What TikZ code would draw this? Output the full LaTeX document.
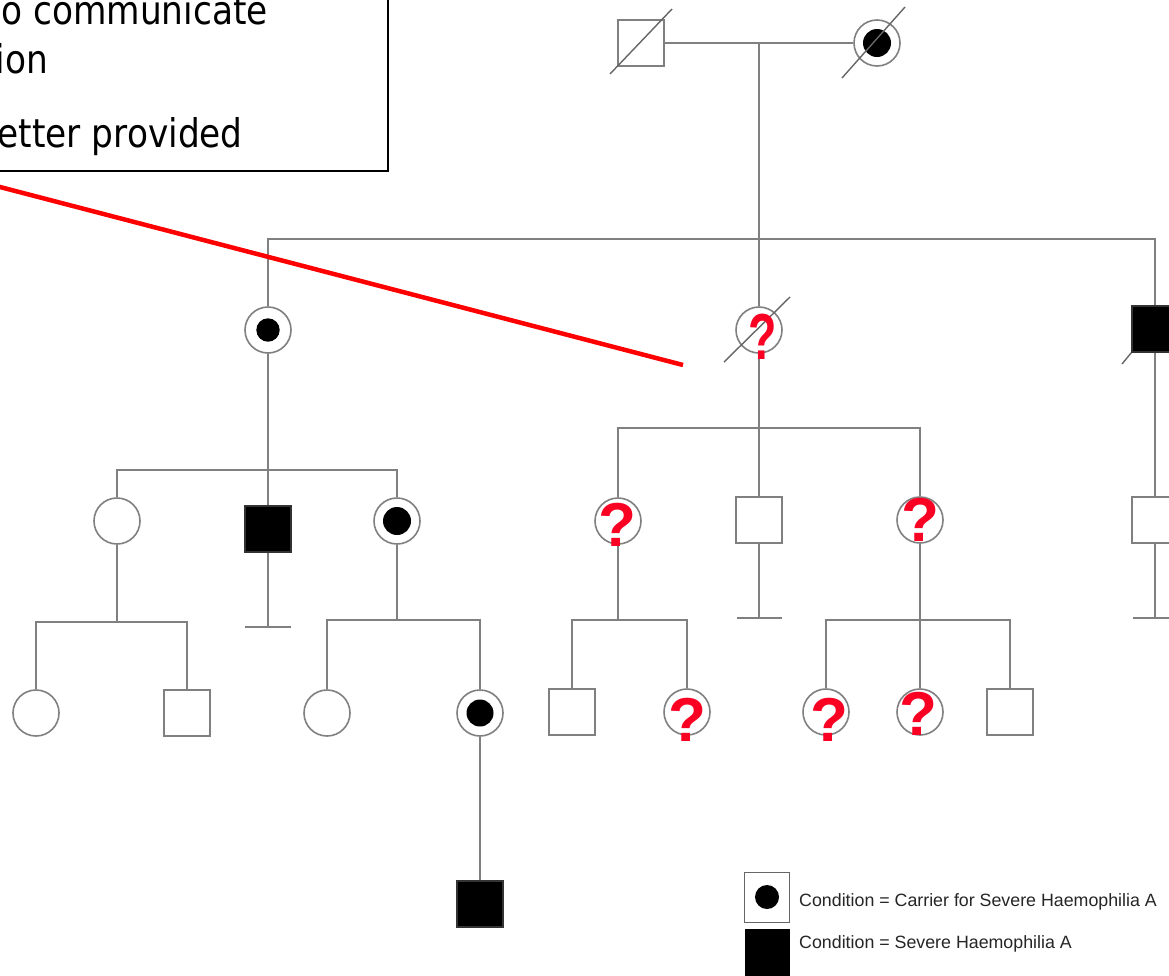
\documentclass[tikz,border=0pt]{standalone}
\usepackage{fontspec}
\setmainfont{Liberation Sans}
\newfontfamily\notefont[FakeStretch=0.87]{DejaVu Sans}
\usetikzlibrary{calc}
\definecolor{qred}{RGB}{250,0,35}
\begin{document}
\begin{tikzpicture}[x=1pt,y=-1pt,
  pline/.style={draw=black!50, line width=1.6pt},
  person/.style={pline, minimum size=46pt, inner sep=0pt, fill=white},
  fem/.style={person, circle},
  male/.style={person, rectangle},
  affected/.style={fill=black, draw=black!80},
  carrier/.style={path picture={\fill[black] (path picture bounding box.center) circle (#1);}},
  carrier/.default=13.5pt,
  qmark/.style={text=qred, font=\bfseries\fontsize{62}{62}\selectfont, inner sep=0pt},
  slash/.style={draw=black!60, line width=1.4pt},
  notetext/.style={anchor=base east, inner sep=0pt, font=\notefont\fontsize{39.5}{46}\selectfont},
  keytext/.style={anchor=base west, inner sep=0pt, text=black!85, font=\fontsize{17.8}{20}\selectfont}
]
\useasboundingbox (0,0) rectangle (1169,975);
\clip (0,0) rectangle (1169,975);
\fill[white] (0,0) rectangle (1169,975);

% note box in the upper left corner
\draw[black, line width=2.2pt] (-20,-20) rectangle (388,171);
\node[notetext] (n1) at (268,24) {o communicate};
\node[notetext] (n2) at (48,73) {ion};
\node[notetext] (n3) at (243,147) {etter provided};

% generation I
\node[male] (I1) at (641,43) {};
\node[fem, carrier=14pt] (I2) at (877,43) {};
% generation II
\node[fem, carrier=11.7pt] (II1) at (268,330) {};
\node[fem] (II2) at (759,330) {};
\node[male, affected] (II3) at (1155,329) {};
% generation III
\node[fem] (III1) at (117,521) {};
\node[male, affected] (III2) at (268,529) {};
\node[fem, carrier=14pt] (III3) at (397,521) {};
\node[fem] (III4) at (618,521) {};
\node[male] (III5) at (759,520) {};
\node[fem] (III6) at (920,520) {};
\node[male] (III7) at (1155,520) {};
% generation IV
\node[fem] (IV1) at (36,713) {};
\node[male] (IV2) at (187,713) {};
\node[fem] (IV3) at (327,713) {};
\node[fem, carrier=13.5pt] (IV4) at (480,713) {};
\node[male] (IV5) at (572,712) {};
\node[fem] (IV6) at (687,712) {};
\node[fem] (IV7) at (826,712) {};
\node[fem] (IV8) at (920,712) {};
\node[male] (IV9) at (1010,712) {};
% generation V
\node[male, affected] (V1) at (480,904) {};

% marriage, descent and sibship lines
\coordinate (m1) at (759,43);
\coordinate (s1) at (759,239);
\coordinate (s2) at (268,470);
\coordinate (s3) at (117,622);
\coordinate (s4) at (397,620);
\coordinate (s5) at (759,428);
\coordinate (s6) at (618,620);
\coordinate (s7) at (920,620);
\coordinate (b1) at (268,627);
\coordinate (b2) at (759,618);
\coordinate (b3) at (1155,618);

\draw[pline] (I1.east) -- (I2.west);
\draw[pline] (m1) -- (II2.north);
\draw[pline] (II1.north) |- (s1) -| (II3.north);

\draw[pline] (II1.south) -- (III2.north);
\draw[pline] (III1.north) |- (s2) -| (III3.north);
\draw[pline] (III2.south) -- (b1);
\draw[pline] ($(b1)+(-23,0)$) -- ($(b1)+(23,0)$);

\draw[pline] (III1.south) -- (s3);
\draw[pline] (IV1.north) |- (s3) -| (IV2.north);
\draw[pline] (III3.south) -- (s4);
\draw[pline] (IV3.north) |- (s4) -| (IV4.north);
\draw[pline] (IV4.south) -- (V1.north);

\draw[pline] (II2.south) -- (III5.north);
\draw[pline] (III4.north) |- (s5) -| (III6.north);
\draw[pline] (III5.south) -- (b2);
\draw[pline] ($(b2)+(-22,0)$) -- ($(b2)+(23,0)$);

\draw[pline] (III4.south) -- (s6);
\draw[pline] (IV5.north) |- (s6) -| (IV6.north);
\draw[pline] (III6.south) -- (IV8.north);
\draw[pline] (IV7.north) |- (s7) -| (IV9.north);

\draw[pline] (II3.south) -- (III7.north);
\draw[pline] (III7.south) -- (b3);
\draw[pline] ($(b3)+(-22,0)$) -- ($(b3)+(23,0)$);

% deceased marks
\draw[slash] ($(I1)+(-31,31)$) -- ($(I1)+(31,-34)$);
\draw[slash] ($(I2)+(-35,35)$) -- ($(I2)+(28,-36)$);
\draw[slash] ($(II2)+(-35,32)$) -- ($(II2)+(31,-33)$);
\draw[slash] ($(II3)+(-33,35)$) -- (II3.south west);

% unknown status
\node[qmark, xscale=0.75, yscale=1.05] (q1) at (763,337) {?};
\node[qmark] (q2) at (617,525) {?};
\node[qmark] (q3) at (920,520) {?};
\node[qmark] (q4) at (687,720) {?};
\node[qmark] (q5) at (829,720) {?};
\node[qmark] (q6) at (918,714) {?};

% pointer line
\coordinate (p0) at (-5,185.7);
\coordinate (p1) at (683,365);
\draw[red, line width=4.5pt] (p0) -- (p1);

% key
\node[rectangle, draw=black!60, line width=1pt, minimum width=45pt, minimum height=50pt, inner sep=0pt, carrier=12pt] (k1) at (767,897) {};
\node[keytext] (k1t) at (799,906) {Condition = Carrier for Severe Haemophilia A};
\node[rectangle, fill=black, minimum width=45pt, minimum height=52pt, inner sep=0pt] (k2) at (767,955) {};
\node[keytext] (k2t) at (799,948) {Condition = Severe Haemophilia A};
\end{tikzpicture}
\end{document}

DO THIS
Pictures stay out. Repeat only the lines from the beginning of the data through the line that has "(n3) at (243,147)".

REPLY
What TikZ code would draw this? Output the full LaTeX document.
\documentclass[tikz,border=0pt]{standalone}
\usepackage{fontspec}
\setmainfont{Liberation Sans}
\newfontfamily\notefont[FakeStretch=0.87]{DejaVu Sans}
\usetikzlibrary{calc}
\definecolor{qred}{RGB}{250,0,35}
\begin{document}
\begin{tikzpicture}[x=1pt,y=-1pt,
  pline/.style={draw=black!50, line width=1.6pt},
  person/.style={pline, minimum size=46pt, inner sep=0pt, fill=white},
  fem/.style={person, circle},
  male/.style={person, rectangle},
  affected/.style={fill=black, draw=black!80},
  carrier/.style={path picture={\fill[black] (path picture bounding box.center) circle (#1);}},
  carrier/.default=13.5pt,
  qmark/.style={text=qred, font=\bfseries\fontsize{62}{62}\selectfont, inner sep=0pt},
  slash/.style={draw=black!60, line width=1.4pt},
  notetext/.style={anchor=base east, inner sep=0pt, font=\notefont\fontsize{39.5}{46}\selectfont},
  keytext/.style={anchor=base west, inner sep=0pt, text=black!85, font=\fontsize{17.8}{20}\selectfont}
]
\useasboundingbox (0,0) rectangle (1169,975);
\clip (0,0) rectangle (1169,975);
\fill[white] (0,0) rectangle (1169,975);

% note box in the upper left corner
\draw[black, line width=2.2pt] (-20,-20) rectangle (388,171);
\node[notetext] (n1) at (268,24) {o communicate};
\node[notetext] (n2) at (48,73) {ion};
\node[notetext] (n3) at (243,147) {etter provided};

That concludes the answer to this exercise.